▶ Instruction
In this exercise, return the whole listing exactly, excluding any images.

▶ Data segment
- - -

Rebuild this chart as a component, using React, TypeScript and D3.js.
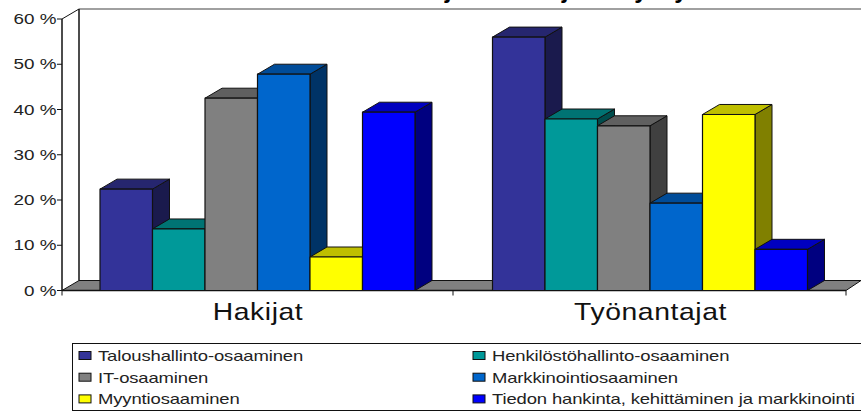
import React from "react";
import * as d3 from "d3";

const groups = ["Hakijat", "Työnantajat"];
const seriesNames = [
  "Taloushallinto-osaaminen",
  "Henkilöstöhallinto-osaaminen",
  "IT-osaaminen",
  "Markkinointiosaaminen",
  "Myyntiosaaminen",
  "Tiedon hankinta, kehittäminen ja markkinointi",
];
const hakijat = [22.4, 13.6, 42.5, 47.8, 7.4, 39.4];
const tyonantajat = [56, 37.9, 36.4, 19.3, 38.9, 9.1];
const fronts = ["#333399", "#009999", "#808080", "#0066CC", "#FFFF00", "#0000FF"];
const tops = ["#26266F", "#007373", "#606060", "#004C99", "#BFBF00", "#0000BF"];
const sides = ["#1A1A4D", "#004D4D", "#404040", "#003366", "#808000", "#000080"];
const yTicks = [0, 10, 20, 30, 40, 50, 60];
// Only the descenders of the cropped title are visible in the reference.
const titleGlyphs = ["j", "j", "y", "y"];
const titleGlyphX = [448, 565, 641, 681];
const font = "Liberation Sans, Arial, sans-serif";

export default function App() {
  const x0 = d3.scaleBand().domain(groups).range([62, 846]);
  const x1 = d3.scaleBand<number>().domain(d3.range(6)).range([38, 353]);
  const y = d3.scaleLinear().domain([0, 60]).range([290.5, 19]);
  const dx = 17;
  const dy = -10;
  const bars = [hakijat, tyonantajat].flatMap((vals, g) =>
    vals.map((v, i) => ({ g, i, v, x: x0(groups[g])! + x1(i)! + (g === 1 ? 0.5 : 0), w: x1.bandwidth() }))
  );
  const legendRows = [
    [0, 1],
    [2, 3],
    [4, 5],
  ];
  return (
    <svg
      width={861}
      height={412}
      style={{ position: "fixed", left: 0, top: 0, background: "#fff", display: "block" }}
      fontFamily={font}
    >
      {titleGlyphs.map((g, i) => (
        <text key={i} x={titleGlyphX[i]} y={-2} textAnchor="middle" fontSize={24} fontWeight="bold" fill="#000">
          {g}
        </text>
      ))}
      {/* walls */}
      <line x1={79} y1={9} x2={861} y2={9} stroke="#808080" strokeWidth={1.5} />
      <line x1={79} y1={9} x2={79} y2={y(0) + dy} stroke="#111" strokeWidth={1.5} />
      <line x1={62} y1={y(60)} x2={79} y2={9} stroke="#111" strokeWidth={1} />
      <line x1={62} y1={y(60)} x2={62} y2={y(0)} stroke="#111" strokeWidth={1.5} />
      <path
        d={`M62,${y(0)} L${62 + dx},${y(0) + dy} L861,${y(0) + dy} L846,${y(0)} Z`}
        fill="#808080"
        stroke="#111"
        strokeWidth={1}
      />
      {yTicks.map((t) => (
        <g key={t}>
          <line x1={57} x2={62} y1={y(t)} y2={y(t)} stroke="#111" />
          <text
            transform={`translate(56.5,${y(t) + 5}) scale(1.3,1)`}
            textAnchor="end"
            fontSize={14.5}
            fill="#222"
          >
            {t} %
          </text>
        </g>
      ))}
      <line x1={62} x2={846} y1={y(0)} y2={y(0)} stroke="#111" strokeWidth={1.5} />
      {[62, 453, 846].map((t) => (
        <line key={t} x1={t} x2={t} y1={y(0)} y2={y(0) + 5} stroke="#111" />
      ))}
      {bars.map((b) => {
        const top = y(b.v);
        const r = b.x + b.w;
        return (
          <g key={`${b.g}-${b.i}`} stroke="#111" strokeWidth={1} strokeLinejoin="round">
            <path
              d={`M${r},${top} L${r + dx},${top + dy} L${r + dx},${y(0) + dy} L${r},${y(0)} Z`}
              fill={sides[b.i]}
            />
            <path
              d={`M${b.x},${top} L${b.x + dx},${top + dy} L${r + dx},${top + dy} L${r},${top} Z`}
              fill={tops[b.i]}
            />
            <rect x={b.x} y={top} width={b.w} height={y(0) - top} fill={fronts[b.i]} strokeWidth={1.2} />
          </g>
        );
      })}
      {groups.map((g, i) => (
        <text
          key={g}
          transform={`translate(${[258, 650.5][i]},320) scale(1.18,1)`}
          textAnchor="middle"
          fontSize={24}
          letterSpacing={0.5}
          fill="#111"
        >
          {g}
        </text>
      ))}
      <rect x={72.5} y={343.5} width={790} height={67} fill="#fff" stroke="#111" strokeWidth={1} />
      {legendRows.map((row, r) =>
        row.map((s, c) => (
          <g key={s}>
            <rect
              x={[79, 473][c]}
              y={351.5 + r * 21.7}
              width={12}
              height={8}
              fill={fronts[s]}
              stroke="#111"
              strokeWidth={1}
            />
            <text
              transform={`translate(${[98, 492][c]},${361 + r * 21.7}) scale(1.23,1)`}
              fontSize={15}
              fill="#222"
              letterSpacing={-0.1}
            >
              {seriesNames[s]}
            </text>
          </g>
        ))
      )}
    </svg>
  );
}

- - -

▶ Answer below
Rebuild this chart as a component, using React, TypeScript and D3.js.
import React from "react";
import * as d3 from "d3";

const groups = ["Hakijat", "Työnantajat"];
const seriesNames = [
  "Taloushallinto-osaaminen",
  "Henkilöstöhallinto-osaaminen",
  "IT-osaaminen",
  "Markkinointiosaaminen",
  "Myyntiosaaminen",
  "Tiedon hankinta, kehittäminen ja markkinointi",
];
const hakijat = [22.4, 13.6, 42.5, 47.8, 7.4, 39.4];
const tyonantajat = [56, 37.9, 36.4, 19.3, 38.9, 9.1];
const fronts = ["#333399", "#009999", "#808080", "#0066CC", "#FFFF00", "#0000FF"];
const tops = ["#26266F", "#007373", "#606060", "#004C99", "#BFBF00", "#0000BF"];
const sides = ["#1A1A4D", "#004D4D", "#404040", "#003366", "#808000", "#000080"];
const yTicks = [0, 10, 20, 30, 40, 50, 60];
// Only the descenders of the cropped title are visible in the reference.
const titleGlyphs = ["j", "j", "y", "y"];
const titleGlyphX = [448, 565, 641, 681];
const font = "Liberation Sans, Arial, sans-serif";

export default function App() {
  const x0 = d3.scaleBand().domain(groups).range([62, 846]);
  const x1 = d3.scaleBand<number>().domain(d3.range(6)).range([38, 353]);
  const y = d3.scaleLinear().domain([0, 60]).range([290.5, 19]);
  const dx = 17;
  const dy = -10;
  const bars = [hakijat, tyonantajat].flatMap((vals, g) =>
    vals.map((v, i) => ({ g, i, v, x: x0(groups[g])! + x1(i)! + (g === 1 ? 0.5 : 0), w: x1.bandwidth() }))
  );
  const legendRows = [
    [0, 1],
    [2, 3],
    [4, 5],
  ];
  return (
    <svg
      width={861}
      height={412}
      style={{ position: "fixed", left: 0, top: 0, background: "#fff", display: "block" }}
      fontFamily={font}
    >
      {titleGlyphs.map((g, i) => (
        <text key={i} x={titleGlyphX[i]} y={-2} textAnchor="middle" fontSize={24} fontWeight="bold" fill="#000">
          {g}
        </text>
      ))}
      {/* walls */}
      <line x1={79} y1={9} x2={861} y2={9} stroke="#808080" strokeWidth={1.5} />
      <line x1={79} y1={9} x2={79} y2={y(0) + dy} stroke="#111" strokeWidth={1.5} />
      <line x1={62} y1={y(60)} x2={79} y2={9} stroke="#111" strokeWidth={1} />
      <line x1={62} y1={y(60)} x2={62} y2={y(0)} stroke="#111" strokeWidth={1.5} />
      <path
        d={`M62,${y(0)} L${62 + dx},${y(0) + dy} L861,${y(0) + dy} L846,${y(0)} Z`}
        fill="#808080"
        stroke="#111"
        strokeWidth={1}
      />
      {yTicks.map((t) => (
        <g key={t}>
          <line x1={57} x2={62} y1={y(t)} y2={y(t)} stroke="#111" />
          <text
            transform={`translate(56.5,${y(t) + 5}) scale(1.3,1)`}
            textAnchor="end"
            fontSize={14.5}
            fill="#222"
          >
            {t} %
          </text>
        </g>
      ))}
      <line x1={62} x2={846} y1={y(0)} y2={y(0)} stroke="#111" strokeWidth={1.5} />
      {[62, 453, 846].map((t) => (
        <line key={t} x1={t} x2={t} y1={y(0)} y2={y(0) + 5} stroke="#111" />
      ))}
      {bars.map((b) => {
        const top = y(b.v);
        const r = b.x + b.w;
        return (
          <g key={`${b.g}-${b.i}`} stroke="#111" strokeWidth={1} strokeLinejoin="round">
            <path
              d={`M${r},${top} L${r + dx},${top + dy} L${r + dx},${y(0) + dy} L${r},${y(0)} Z`}
              fill={sides[b.i]}
            />
            <path
              d={`M${b.x},${top} L${b.x + dx},${top + dy} L${r + dx},${top + dy} L${r},${top} Z`}
              fill={tops[b.i]}
            />
            <rect x={b.x} y={top} width={b.w} height={y(0) - top} fill={fronts[b.i]} strokeWidth={1.2} />
          </g>
        );
      })}
      {groups.map((g, i) => (
        <text
          key={g}
          transform={`translate(${[258, 650.5][i]},320) scale(1.18,1)`}
          textAnchor="middle"
          fontSize={24}
          letterSpacing={0.5}
          fill="#111"
        >
          {g}
        </text>
      ))}
      <rect x={72.5} y={343.5} width={790} height={67} fill="#fff" stroke="#111" strokeWidth={1} />
      {legendRows.map((row, r) =>
        row.map((s, c) => (
          <g key={s}>
            <rect
              x={[79, 473][c]}
              y={351.5 + r * 21.7}
              width={12}
              height={8}
              fill={fronts[s]}
              stroke="#111"
              strokeWidth={1}
            />
            <text
              transform={`translate(${[98, 492][c]},${361 + r * 21.7}) scale(1.23,1)`}
              fontSize={15}
              fill="#222"
              letterSpacing={-0.1}
            >
              {seriesNames[s]}
            </text>
          </g>
        ))
      )}
    </svg>
  );
}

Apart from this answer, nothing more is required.